Long-term memory: Each cell in this 200,000-cell phase-change memory chip can store multiple bits of data reliably over a period of several months.

These initial products will use memory cells that store one bit each. But for phase-change memory to be cost-competitive for broader applications, it will need to achieve higher density, storing multiple bits per cell. Greater density is necessary for IBM to achieve its goal of developing phase-change memory for high-performance systems such as servers that process and store Internet data much faster.

The IBM work announced today offers a solution. In the past, researchers haven't been able to make a device that uses multiple bits per cell that works reliably over months and years. That's because of the properties of the phase-change materials used to store the data. Scientists at IBM Research in Zurich have developed a software trick that allows them to compensate for this.

Each cell in these data-storage arrays is made up of a small spot of phase-change materials sandwiched between two electrodes. By applying a voltage across the electrodes, the material can be switched to any number of states along a continuum from totally unstructured to highly crystalline. The memory is read out by using another electrical pulse to measure the resistance of the material, which is much lower in the crystalline state.

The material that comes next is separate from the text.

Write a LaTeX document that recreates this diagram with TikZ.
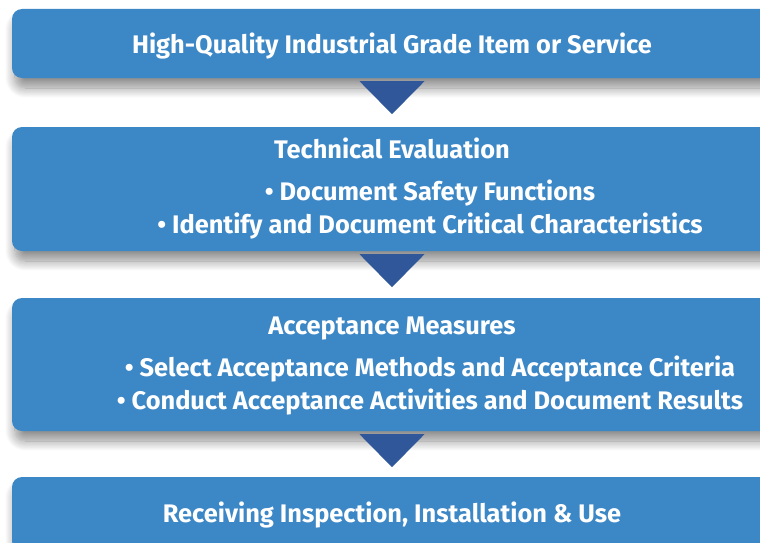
\documentclass[tikz,border=0pt]{standalone}
\usepackage{fontspec}
\setmainfont{Fira Sans}
\usetikzlibrary{calc,shadows.blur}

\definecolor{boxblue}{RGB}{60,135,198}
\definecolor{tridark}{RGB}{47,87,153}

\tikzset{
    stagebox/.style={fill=boxblue, rounded corners=10pt, minimum width=760pt,
        inner sep=0pt,
        blur shadow={shadow xshift=3pt, shadow yshift=-10pt, shadow blur radius=10pt,
            shadow blur steps=12, shadow opacity=45}},
    txt/.style={text=white, anchor=base, inner sep=0pt,
        font=\fontsize{25.4}{29}\selectfont\bfseries}
}

\begin{document}
\begin{tikzpicture}[x=1pt, y=-1pt]
            \useasboundingbox (0,0) rectangle (760,543);

            \node (B1) at (392,43.5) [stagebox, minimum height=69pt] {};
            \node (B2) at (392,189) [stagebox, minimum height=124pt] {};
            \node (B3) at (392,364.5) [stagebox, minimum height=133pt] {};
            \node (B4) at (392,514) [stagebox, minimum height=74pt] {};

            \foreach \n in {B1, B2, B3}
                {
                    \fill [tridark] ($(\n.south) + (-32.5,3)$) -- ($(\n.south) + (32.5,3)$)
                        -- ($(\n.south) + (0,36)$) -- cycle;
                }

                \node (T1) at (392,53) [txt] {High-Quality Industrial Grade Item or Service};
                \node (T2) at (392,158) [txt] {Technical Evaluation};
                \node (T2a) at (430,200) [txt] {\textbullet\ Document Safety Functions};
                \node (T2b) at (430,233) [txt] {\textbullet\ Identify and Document Critical Characteristics};
                \node (T3) at (392,334) [txt] {Acceptance Measures};
                \node (T3a) at (430,376) [txt] {\textbullet\ Select Acceptance Methods and Acceptance Criteria};
                \node (T3b) at (430,409) [txt] {\textbullet\ Conduct Acceptance Activities and Document Results};
                \node (T4) at (392,522) [txt] {Receiving Inspection, Installation \& Use};

        \end{tikzpicture}
\end{document}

To make multibit memory cells, the IBM group picked four different levels of electrical resistance. The trouble is that over time, the electrons in the phase-change cells tend to drift around, and the resistance changes, corrupting the data. The IBM group has shown that they can encode the data in such a way that when it's read out, they can correct for drift-based errors and get the right data.

The IBM group has shown that error-correcting code can be used to reliably read out data from a 200,000-cell phase-change memory array after a period of six months. "That's not gigabits, like flash, but it's impressive," says Eric Pop, professor of electrical engineering and computer sciences at the University of Illinois at Urbana-Champaign. "They're using a clever encoding scheme that seems to prolong the life and reliability of phase-change memory."

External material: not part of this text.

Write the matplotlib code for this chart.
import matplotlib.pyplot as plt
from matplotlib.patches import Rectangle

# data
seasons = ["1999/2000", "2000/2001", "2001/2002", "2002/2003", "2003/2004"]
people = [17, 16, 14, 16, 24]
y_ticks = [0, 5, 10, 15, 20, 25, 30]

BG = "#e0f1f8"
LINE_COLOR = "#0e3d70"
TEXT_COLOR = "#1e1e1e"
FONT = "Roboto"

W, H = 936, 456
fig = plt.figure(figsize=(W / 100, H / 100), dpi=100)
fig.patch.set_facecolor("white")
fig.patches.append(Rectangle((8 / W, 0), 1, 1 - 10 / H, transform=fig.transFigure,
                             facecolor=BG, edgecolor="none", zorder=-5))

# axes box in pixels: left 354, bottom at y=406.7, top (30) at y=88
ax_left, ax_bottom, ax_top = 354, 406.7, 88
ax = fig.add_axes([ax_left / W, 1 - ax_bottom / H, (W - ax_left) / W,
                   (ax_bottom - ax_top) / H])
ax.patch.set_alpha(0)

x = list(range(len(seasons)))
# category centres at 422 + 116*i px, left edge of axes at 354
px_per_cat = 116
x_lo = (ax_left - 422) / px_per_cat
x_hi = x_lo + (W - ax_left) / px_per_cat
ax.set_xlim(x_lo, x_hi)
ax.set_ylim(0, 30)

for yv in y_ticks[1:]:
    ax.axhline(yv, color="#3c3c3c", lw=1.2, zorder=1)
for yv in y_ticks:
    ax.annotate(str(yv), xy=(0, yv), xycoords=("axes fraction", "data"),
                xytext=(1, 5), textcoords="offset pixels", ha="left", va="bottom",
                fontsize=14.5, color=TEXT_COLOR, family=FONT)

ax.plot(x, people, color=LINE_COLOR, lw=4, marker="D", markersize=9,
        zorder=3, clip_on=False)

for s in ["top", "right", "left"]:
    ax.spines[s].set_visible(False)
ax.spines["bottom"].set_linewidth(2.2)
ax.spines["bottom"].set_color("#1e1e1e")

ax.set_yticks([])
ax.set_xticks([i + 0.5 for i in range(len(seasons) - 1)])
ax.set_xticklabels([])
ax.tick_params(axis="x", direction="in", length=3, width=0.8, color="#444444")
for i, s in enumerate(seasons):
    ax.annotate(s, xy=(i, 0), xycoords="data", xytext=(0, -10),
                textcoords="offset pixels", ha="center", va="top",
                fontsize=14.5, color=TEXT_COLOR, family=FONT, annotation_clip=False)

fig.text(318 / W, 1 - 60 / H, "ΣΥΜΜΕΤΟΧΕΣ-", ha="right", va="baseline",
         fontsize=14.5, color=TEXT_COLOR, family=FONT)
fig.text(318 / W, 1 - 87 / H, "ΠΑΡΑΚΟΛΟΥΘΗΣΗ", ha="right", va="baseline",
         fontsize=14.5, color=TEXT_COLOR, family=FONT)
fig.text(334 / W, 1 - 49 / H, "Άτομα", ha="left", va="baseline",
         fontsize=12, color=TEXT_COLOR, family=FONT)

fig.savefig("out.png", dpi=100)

For commercial products, that reliability timescale needs to come up to 10 years, says Victor Zhirnov, director of special projects at the Semiconductor Research Corporation. IBM says it can get there. "Electrical drift in these materials is mostly problematic in the first microseconds and minutes after programming," says Harris Pozidis, manager of memory and probe technologies at IBM Research in Zurich. The problem of drift can be statistically accounted for in the IBM coding scheme over whatever timeframe is necessary, says Pozidis, because it occurs at a known rate.

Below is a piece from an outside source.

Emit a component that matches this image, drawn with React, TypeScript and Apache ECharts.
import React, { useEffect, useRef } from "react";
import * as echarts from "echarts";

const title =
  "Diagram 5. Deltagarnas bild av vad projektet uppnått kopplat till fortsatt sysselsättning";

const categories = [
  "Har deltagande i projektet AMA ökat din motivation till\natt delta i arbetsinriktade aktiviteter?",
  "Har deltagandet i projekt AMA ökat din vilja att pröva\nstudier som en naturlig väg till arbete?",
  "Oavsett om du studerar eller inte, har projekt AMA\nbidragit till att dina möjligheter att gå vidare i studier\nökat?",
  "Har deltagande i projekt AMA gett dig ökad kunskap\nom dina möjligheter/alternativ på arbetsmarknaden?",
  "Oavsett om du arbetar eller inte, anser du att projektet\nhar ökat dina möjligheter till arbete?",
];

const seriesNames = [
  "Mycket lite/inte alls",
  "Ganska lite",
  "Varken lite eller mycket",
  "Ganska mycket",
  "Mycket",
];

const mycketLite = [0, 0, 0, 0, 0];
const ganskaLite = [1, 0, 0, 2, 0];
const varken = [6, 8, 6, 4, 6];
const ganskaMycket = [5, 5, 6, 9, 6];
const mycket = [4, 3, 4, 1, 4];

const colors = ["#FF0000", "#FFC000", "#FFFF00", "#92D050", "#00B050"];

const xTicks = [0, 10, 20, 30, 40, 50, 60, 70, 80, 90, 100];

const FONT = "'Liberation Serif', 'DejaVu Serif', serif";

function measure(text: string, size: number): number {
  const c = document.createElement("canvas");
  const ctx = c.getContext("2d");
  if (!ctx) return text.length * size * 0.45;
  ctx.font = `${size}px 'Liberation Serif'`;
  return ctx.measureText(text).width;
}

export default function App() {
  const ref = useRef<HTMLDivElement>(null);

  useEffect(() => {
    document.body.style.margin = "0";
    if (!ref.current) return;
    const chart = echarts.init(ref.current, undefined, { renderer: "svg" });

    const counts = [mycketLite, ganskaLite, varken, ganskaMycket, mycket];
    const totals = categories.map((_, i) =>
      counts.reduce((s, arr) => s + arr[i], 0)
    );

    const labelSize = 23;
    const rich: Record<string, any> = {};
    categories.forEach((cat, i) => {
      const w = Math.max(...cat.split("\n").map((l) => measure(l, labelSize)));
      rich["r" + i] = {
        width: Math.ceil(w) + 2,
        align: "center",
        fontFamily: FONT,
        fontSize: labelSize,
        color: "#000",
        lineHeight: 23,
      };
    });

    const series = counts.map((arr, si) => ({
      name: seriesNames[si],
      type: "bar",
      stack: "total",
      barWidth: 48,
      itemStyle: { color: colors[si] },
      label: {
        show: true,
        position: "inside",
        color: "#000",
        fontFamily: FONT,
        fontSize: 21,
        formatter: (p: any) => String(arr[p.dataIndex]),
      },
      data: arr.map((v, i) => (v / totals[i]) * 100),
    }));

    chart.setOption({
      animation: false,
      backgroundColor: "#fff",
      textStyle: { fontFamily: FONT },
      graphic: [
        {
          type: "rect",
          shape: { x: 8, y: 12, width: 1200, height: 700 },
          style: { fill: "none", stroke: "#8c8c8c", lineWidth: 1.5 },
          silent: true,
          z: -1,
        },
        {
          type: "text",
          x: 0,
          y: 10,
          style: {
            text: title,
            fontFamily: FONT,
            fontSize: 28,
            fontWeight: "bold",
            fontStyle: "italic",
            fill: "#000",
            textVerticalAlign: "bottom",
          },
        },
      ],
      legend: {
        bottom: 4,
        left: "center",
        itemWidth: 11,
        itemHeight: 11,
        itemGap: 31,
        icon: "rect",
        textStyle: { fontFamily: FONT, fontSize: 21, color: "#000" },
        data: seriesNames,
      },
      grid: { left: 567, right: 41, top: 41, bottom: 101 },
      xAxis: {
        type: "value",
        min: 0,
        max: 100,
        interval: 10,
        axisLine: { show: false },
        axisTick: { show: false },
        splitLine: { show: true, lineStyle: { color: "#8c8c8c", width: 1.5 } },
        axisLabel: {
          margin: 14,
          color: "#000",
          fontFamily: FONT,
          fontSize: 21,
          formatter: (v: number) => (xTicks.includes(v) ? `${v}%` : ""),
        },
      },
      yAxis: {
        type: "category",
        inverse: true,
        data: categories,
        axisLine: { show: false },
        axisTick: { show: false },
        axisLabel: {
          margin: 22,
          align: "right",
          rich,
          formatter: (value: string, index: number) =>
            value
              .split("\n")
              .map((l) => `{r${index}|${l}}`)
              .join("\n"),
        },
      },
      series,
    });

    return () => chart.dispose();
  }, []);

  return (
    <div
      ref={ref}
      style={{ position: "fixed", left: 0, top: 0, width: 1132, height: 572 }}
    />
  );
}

But phase-change memory won't be broadly adapted until power consumption can be checked, says Zhirnov. It still takes much too much energy to flip the bits in these arrays. That's due to the way the electrodes are designed, and many researchers are working on the problem. This spring, Pop's group at the University of Illinois demonstrated storage arrays that use carbon nanotubes to encode phase-change memory cells with 100 times less power.